Given exercise:
From the very first line of the data to the line containing "(3.5pt,303.5pt) -- (659.5pt,303.5pt);", retype everything exactly, leaving the pictures behind.

Supplied material:
+===+

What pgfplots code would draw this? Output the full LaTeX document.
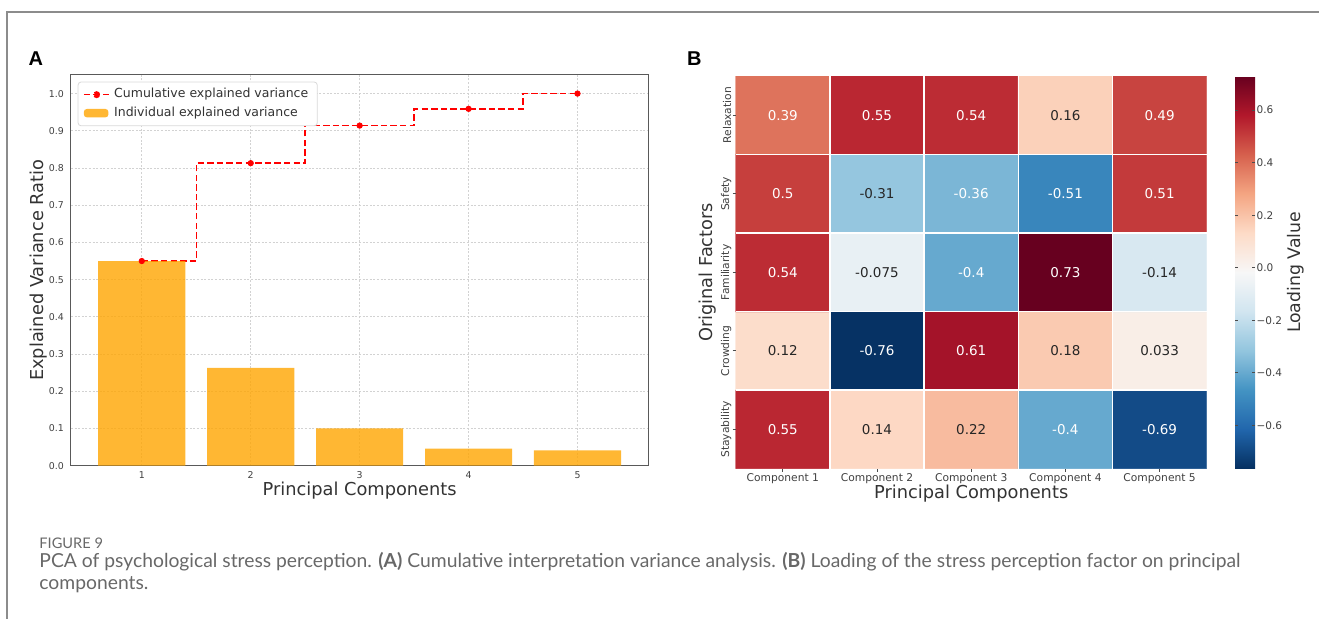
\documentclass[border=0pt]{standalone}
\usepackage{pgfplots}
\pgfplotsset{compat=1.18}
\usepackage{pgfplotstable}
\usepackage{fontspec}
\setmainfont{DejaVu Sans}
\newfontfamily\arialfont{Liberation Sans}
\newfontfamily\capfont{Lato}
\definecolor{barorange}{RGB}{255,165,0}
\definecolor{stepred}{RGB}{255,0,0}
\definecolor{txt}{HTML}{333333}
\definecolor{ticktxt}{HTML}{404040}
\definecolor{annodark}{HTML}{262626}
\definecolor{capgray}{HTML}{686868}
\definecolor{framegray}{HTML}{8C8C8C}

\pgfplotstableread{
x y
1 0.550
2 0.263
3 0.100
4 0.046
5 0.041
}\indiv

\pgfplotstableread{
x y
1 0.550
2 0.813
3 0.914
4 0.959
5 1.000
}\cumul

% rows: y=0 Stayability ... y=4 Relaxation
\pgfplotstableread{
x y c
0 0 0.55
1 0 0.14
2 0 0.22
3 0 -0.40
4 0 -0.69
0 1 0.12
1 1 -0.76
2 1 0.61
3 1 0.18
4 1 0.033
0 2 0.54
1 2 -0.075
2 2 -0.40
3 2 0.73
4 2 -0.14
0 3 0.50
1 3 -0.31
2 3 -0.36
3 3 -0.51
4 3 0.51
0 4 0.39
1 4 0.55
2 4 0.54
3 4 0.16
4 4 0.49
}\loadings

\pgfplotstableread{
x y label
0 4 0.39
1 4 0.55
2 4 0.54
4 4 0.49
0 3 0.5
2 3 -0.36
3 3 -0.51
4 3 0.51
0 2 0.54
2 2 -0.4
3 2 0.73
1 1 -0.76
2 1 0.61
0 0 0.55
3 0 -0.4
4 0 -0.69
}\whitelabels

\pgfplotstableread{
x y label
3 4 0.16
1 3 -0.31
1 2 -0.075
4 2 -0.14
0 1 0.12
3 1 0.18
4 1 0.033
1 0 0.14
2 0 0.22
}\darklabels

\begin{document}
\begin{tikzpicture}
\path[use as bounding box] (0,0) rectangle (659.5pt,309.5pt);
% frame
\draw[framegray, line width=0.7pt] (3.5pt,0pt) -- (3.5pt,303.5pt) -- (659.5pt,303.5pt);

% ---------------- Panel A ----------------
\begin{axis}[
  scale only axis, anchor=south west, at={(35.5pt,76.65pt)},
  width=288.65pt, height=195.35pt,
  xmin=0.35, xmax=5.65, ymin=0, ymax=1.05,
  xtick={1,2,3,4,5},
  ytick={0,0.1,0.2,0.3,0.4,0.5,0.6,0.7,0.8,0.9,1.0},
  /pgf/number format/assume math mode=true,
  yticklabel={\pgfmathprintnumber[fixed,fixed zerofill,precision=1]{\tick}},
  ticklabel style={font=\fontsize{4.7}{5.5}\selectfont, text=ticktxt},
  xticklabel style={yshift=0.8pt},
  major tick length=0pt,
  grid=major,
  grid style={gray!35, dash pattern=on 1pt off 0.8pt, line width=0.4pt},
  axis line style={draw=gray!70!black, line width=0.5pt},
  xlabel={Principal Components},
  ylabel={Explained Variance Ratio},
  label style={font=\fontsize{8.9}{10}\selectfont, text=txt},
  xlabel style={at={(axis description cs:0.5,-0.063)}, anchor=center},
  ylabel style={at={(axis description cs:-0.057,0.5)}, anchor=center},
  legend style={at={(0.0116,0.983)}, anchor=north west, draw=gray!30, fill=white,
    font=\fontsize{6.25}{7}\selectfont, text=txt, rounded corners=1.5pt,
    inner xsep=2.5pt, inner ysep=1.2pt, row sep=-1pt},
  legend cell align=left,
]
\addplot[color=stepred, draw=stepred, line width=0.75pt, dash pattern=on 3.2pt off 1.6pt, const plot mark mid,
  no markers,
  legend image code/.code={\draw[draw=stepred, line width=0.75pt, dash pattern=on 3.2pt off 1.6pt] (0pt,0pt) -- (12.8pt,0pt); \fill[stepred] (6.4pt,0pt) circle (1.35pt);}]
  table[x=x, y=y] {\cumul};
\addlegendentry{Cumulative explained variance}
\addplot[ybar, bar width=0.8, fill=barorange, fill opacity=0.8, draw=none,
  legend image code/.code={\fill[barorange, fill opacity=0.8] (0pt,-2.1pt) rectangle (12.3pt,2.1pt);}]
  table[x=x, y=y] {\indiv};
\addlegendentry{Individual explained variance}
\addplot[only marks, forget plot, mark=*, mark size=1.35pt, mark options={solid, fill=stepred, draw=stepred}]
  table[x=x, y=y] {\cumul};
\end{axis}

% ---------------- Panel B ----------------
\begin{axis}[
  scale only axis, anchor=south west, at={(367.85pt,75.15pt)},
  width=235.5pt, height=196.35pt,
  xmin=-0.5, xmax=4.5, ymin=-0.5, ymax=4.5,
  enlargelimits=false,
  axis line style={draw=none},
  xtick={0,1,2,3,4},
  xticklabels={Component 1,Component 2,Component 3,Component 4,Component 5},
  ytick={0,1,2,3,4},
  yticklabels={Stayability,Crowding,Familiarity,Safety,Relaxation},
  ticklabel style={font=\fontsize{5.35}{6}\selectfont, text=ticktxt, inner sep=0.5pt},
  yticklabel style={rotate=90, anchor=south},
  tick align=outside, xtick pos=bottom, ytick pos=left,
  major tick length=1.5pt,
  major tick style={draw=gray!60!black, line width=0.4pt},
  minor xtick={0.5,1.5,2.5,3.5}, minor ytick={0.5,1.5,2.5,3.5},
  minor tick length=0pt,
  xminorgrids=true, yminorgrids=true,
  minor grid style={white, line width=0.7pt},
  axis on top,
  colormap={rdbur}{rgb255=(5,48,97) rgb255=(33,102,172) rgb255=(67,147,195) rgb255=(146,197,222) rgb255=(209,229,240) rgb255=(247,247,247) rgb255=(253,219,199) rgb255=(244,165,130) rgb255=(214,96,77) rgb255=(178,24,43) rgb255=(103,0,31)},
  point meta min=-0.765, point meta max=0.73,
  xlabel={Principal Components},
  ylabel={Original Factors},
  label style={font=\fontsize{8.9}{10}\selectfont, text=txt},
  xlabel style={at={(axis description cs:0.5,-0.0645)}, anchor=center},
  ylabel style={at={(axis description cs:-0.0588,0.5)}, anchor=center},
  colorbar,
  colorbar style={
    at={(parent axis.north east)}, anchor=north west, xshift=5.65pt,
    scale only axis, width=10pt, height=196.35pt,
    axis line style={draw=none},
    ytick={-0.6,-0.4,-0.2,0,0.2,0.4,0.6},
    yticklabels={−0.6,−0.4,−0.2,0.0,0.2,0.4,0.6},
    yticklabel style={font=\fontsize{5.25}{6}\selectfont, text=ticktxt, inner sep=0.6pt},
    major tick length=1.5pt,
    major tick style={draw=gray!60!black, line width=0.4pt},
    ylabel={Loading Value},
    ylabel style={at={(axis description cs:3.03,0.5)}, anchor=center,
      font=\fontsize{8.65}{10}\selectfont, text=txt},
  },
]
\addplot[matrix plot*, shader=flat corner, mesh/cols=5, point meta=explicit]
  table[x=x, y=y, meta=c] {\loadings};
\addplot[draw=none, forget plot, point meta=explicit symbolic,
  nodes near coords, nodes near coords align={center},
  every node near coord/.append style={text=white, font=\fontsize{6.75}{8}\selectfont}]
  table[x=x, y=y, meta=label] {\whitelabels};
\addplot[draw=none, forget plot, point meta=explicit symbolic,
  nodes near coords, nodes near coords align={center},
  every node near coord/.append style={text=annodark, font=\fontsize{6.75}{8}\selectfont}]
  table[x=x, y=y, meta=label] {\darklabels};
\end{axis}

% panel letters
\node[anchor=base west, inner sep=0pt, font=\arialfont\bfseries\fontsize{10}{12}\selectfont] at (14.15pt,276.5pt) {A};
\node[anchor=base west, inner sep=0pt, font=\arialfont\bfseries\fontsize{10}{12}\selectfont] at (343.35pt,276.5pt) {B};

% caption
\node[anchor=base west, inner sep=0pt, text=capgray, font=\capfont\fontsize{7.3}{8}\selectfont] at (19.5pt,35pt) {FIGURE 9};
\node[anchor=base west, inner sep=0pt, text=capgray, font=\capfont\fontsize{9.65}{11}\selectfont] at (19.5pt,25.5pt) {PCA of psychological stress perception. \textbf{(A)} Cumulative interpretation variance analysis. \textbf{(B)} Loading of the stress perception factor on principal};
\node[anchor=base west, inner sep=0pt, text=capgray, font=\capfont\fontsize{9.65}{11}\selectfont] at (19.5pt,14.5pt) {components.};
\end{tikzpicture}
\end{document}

+===+

Answer to this exercise:
What pgfplots code would draw this? Output the full LaTeX document.
\documentclass[border=0pt]{standalone}
\usepackage{pgfplots}
\pgfplotsset{compat=1.18}
\usepackage{pgfplotstable}
\usepackage{fontspec}
\setmainfont{DejaVu Sans}
\newfontfamily\arialfont{Liberation Sans}
\newfontfamily\capfont{Lato}
\definecolor{barorange}{RGB}{255,165,0}
\definecolor{stepred}{RGB}{255,0,0}
\definecolor{txt}{HTML}{333333}
\definecolor{ticktxt}{HTML}{404040}
\definecolor{annodark}{HTML}{262626}
\definecolor{capgray}{HTML}{686868}
\definecolor{framegray}{HTML}{8C8C8C}

\pgfplotstableread{
x y
1 0.550
2 0.263
3 0.100
4 0.046
5 0.041
}\indiv

\pgfplotstableread{
x y
1 0.550
2 0.813
3 0.914
4 0.959
5 1.000
}\cumul

% rows: y=0 Stayability ... y=4 Relaxation
\pgfplotstableread{
x y c
0 0 0.55
1 0 0.14
2 0 0.22
3 0 -0.40
4 0 -0.69
0 1 0.12
1 1 -0.76
2 1 0.61
3 1 0.18
4 1 0.033
0 2 0.54
1 2 -0.075
2 2 -0.40
3 2 0.73
4 2 -0.14
0 3 0.50
1 3 -0.31
2 3 -0.36
3 3 -0.51
4 3 0.51
0 4 0.39
1 4 0.55
2 4 0.54
3 4 0.16
4 4 0.49
}\loadings

\pgfplotstableread{
x y label
0 4 0.39
1 4 0.55
2 4 0.54
4 4 0.49
0 3 0.5
2 3 -0.36
3 3 -0.51
4 3 0.51
0 2 0.54
2 2 -0.4
3 2 0.73
1 1 -0.76
2 1 0.61
0 0 0.55
3 0 -0.4
4 0 -0.69
}\whitelabels

\pgfplotstableread{
x y label
3 4 0.16
1 3 -0.31
1 2 -0.075
4 2 -0.14
0 1 0.12
3 1 0.18
4 1 0.033
1 0 0.14
2 0 0.22
}\darklabels

\begin{document}
\begin{tikzpicture}
\path[use as bounding box] (0,0) rectangle (659.5pt,309.5pt);
% frame
\draw[framegray, line width=0.7pt] (3.5pt,0pt) -- (3.5pt,303.5pt) -- (659.5pt,303.5pt);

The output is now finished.